Intisari-online.com - Arab Saudi, Uni Emirat Arab, Bahrain dan Kesultanan Oman nyatakan dalam Pernyataan Bersama Juli 2020 lalu bahwa hak asasi manusia dari "orang-orang dari semua kelompok etnis" yang tinggal di wilayah Xinjiang telah terlindungi secara efektif.
Namun, menurut Kantor Komisioner Tinggi Hak Asasi Manusia PBB, setengah juta orang yang tinggal di Xinjiang (sebagian besar merupakan minoritas Muslim Uighur), masih belum diketahui keberadaannya sampai saat ini.
Presiden Institut Uighur Eropa di Paris, Dilnur Reyhan mengatakan bahwa "negara-negara Teluk seperti Iran, berpartisipasi aktif mendukung kebijakan China."

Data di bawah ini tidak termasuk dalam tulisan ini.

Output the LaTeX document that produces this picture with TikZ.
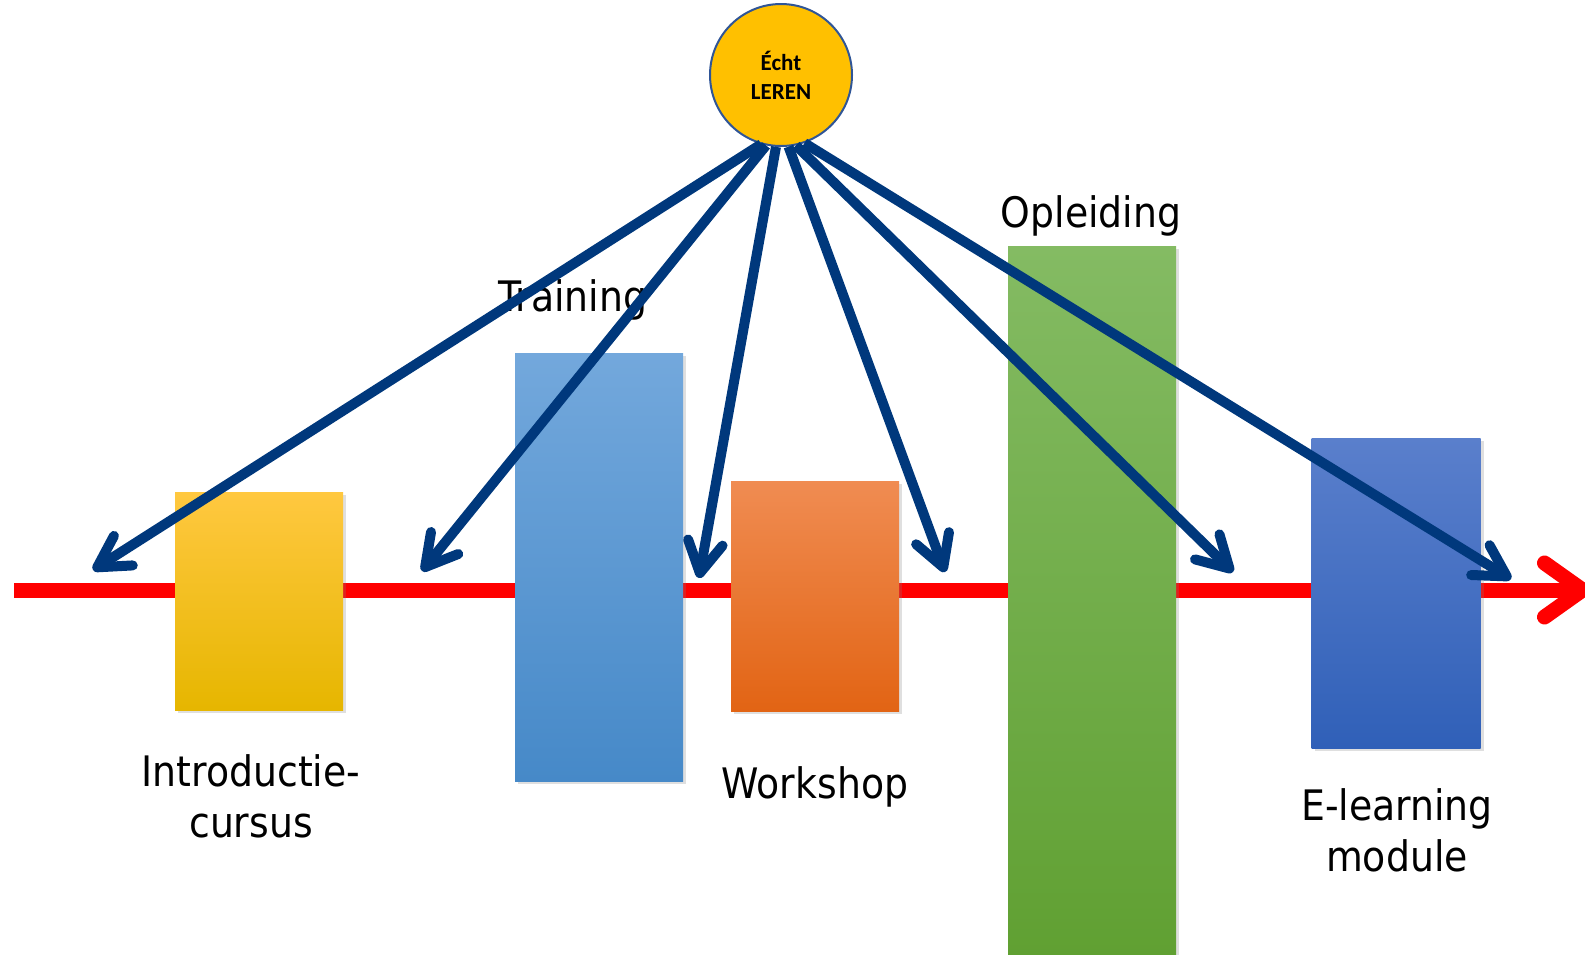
\documentclass[tikz,border=0pt]{standalone}
\usepackage{fontspec}
\setmainfont{DejaVu Sans Condensed}
\newfontfamily\calibri{Carlito}
\usetikzlibrary{arrows.meta,shadows}

\definecolor{navy}{RGB}{0,56,124}
\definecolor{ringblue}{RGB}{47,85,151}
\definecolor{gold}{RGB}{255,192,0}

\tikzset{
  bar/.style={rectangle,inner sep=0pt,minimum width=168pt,
    drop shadow={shadow xshift=3pt,shadow yshift=-3pt,opacity=.25}},
  tag/.style={align=center,inner sep=0pt,font=\fontsize{42}{51}\selectfont},
  learn/.style={draw=navy,line width=10pt,-{Straight Barb[round,length=31pt,width=35pt]}},
  timeline/.style={draw=red,line width=15pt,-{Straight Barb[round,length=38pt,width=54pt]}}
}

\begin{document}
\begin{tikzpicture}[x=1pt,y=-1pt]
\useasboundingbox (0,0) rectangle (1585,954);

% tijdlijn
\coordinate (tl0) at (14,590);
\coordinate (tl1) at (1590,590);
\draw[timeline] (tl0) -- (tl1);

% blokken
\node[bar,minimum height=218pt,top color={rgb,255:red,255;green,200;blue,64},middle color=gold,bottom color={rgb,255:red,230;green,182;blue,0}] (intro) at (259,601) {};
\node[bar,minimum height=428pt,top color={rgb,255:red,115;green,168;blue,220},middle color={rgb,255:red,91;green,155;blue,213},bottom color={rgb,255:red,70;green,137;blue,200}] (train) at (599,567) {};
\node[bar,minimum height=230pt,top color={rgb,255:red,240;green,140;blue,82},middle color={rgb,255:red,245;green,124;blue,35},bottom color={rgb,255:red,226;green,100;blue,20}] (work) at (815,596) {};
\node[bar,minimum height=712pt,top color={rgb,255:red,132;green,187;blue,99},middle color={rgb,255:red,112;green,173;blue,71},bottom color={rgb,255:red,96;green,160;blue,50}] (opl) at (1092,602) {};
\node[bar,minimum height=310pt,minimum width=169pt,top color={rgb,255:red,90;green,127;blue,204},middle color={rgb,255:red,68;green,114;blue,196},bottom color={rgb,255:red,48;green,96;blue,184}] (elearn) at (1396,593) {};

% teksten
\node[tag] (tintro) at (251,796) {Introductie-\\cursus};
\node[tag] (ttrain) at (573,300) {Training};
\node[tag] (twork) at (815,787) {Workshop};
\node[tag] (topl) at (1091,216) {Opleiding};
\node[tag] (telearn) at (1397,830) {E-learning\\module};

% echt leren
\node[circle,draw=ringblue,line width=2pt,fill=gold,minimum size=142pt,inner sep=0pt,
  align=center,font=\calibri\bfseries\fontsize{23}{29}\selectfont] (leren) at (781,75) {Écht\\LEREN};

\coordinate (p1) at (93,570);
\coordinate (p2) at (422,571);
\coordinate (p3) at (699,578);
\coordinate (p4) at (945,572);
\coordinate (p5) at (1233,572);
\coordinate (p6) at (1511,579);

\draw[learn] (leren.-106.7) -- (p1);
\draw[learn] (leren.-102.9) -- (p2);
\draw[learn] (leren.-94.7) -- (p3);
\draw[learn] (leren.-84.5) -- (p4);
\draw[learn] (leren.-78.7) -- (p5);
\draw[learn] (leren.-71.8) -- (p6);
\end{tikzpicture}
\end{document}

Seperti yang dituliskan oleh Sebastian Castelier di haaretz.com, perwakilan hubungan luar negeri dari empat negara Teluk yang bergabung dalam Pernyataan Bersama itu tidak merespon saat diminta berkomentar lebih lanjut.
Rupanya, China bermain lihai dalam hal ini.

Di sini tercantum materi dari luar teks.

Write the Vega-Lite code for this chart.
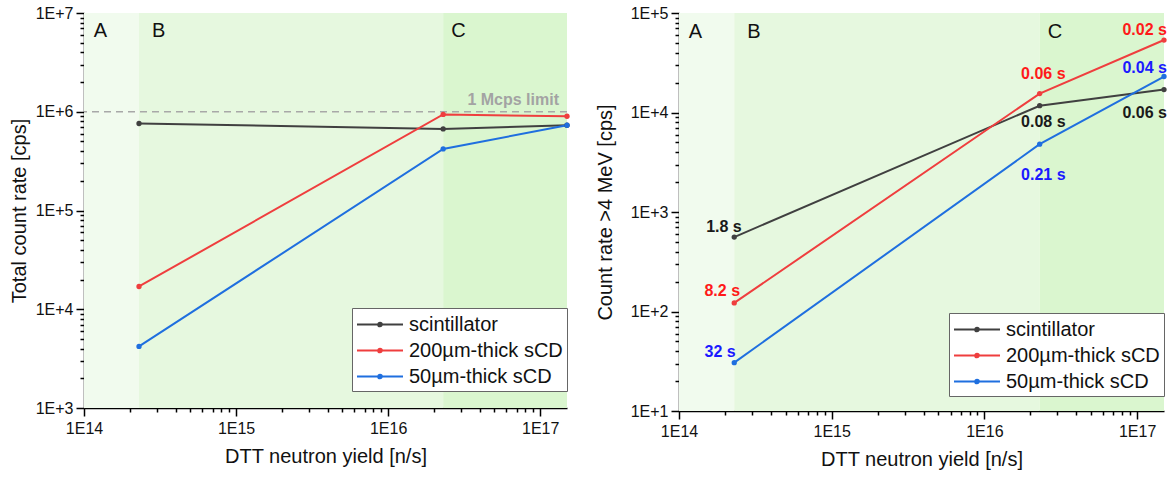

Sejak 2016, pemerintah China dilaporkan telah menghancurkan kehidupan etnis minoritas Muslim Uighur di Xinjiang.
Mereka membatasi HAM dan kebebasan beragama, memaksakan jutaan Muslim Uighur untuk ikuti kamp konsentrasi 'pendidikan ulang' yang dijalankan oleh pemerintah.
Dalam kamp tersebut mereka menghadapi indoktrinasi, tujuannya seperti dituliskan oleh New York Times, untuk "mengingkari ketaatan pada Islam."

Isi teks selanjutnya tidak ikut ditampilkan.